_AIM OF THE EXERCISE_. Copy out each line of the material in which the word "matplotlib" appears.

_PROVIDED MATERIAL_.

** begin **

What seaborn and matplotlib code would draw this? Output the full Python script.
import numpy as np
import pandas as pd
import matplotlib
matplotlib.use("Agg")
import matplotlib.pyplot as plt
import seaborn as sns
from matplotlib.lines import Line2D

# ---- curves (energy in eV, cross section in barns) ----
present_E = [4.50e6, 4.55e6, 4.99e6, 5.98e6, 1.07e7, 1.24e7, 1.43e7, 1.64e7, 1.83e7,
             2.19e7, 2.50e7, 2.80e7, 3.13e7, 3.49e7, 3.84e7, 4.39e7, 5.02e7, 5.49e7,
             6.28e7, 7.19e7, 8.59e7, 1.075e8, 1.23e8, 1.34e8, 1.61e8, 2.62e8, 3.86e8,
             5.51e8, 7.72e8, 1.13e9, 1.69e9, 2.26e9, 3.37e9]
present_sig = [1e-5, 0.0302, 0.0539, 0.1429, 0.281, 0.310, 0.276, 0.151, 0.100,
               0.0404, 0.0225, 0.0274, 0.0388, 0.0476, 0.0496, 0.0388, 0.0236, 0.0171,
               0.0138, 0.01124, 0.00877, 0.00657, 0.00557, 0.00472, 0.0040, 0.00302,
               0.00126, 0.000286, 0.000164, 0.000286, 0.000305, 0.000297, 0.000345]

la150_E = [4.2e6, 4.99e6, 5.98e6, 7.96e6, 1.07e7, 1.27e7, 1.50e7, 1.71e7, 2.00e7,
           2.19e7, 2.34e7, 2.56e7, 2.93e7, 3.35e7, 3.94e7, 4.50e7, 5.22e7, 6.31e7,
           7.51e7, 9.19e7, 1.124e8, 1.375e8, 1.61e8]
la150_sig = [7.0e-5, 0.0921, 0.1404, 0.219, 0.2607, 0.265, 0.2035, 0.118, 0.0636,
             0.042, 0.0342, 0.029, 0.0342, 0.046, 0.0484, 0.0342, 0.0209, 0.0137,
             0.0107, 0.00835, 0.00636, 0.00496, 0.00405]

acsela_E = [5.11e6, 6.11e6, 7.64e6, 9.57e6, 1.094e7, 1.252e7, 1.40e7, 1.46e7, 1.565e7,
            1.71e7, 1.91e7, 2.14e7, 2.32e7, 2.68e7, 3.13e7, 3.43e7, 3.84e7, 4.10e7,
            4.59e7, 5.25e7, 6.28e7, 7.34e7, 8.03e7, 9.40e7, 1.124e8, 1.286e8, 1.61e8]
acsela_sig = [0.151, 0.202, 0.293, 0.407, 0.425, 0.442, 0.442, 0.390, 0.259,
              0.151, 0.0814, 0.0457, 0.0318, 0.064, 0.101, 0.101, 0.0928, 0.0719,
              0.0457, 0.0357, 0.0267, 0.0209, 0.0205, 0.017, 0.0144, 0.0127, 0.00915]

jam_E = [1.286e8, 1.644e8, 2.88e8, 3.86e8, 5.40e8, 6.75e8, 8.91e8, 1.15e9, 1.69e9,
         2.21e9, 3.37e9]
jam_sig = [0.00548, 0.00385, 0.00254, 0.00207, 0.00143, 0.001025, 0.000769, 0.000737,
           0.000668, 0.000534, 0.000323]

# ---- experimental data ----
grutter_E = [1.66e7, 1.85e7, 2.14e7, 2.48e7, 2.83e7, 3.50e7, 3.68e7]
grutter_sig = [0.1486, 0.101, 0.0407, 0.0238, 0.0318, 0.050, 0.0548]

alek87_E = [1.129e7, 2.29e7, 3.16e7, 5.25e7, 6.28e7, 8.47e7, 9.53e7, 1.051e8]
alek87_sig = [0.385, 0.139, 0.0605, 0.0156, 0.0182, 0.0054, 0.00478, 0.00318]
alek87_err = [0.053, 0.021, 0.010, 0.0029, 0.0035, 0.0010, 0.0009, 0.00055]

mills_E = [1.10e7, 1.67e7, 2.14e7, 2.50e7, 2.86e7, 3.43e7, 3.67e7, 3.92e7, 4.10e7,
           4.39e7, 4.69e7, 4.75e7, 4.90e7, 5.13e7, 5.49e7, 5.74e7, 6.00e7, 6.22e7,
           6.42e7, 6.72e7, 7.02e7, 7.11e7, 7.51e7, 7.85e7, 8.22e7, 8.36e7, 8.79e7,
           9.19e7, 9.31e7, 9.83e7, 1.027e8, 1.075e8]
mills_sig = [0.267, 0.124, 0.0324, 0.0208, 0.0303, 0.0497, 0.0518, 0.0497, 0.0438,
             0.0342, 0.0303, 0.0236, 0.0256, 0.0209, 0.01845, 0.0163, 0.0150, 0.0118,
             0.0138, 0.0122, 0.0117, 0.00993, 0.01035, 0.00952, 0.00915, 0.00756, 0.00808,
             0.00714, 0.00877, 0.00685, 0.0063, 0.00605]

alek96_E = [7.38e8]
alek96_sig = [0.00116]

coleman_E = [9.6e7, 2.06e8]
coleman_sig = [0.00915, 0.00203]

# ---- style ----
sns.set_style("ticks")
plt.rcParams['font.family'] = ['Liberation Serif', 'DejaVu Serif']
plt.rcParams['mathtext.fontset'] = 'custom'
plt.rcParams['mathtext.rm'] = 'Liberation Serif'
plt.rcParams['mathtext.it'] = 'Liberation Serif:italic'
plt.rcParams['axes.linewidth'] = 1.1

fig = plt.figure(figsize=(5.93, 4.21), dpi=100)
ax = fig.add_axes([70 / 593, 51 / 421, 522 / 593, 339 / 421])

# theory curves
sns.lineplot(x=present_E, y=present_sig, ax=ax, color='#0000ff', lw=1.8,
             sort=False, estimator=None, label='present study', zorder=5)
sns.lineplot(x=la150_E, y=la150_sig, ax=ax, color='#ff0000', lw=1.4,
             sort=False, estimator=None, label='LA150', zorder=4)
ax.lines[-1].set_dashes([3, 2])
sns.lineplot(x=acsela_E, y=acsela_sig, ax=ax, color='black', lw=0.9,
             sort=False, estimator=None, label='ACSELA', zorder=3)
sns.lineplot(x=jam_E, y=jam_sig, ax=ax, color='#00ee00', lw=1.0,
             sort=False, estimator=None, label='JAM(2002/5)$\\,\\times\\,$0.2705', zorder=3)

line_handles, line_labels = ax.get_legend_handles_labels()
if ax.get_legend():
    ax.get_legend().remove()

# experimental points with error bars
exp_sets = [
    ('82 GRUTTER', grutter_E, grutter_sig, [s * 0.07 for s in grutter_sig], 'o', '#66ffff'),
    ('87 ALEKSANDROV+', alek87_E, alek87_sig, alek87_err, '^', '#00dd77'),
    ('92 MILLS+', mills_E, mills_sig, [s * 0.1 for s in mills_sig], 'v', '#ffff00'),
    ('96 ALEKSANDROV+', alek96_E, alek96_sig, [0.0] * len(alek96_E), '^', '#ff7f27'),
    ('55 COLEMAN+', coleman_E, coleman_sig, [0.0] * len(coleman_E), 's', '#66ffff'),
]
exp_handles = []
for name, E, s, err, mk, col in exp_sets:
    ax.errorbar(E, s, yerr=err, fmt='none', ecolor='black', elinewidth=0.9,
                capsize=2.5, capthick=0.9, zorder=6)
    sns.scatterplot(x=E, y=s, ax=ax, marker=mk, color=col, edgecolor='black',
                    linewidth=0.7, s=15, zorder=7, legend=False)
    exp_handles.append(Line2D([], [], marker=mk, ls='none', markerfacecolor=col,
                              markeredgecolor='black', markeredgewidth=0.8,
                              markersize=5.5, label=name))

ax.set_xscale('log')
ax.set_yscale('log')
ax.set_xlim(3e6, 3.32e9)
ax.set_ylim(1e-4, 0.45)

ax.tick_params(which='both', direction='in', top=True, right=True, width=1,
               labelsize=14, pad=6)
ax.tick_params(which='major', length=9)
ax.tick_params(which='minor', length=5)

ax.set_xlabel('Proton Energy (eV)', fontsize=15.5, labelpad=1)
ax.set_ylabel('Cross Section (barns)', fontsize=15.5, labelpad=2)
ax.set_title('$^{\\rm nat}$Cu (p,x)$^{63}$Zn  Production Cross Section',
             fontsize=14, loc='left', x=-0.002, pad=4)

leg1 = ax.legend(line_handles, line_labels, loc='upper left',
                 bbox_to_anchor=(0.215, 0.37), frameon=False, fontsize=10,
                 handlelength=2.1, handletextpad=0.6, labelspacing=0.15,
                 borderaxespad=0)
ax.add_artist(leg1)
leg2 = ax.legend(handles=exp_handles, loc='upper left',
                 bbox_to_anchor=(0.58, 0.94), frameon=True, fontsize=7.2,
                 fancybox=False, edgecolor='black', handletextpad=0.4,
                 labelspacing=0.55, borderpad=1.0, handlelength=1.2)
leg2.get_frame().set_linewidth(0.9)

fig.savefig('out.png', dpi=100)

** end **

_THE RESULT_.
What seaborn and matplotlib code would draw this? Output the full Python script.
import matplotlib
matplotlib.use("Agg")
import matplotlib.pyplot as plt
from matplotlib.lines import Line2D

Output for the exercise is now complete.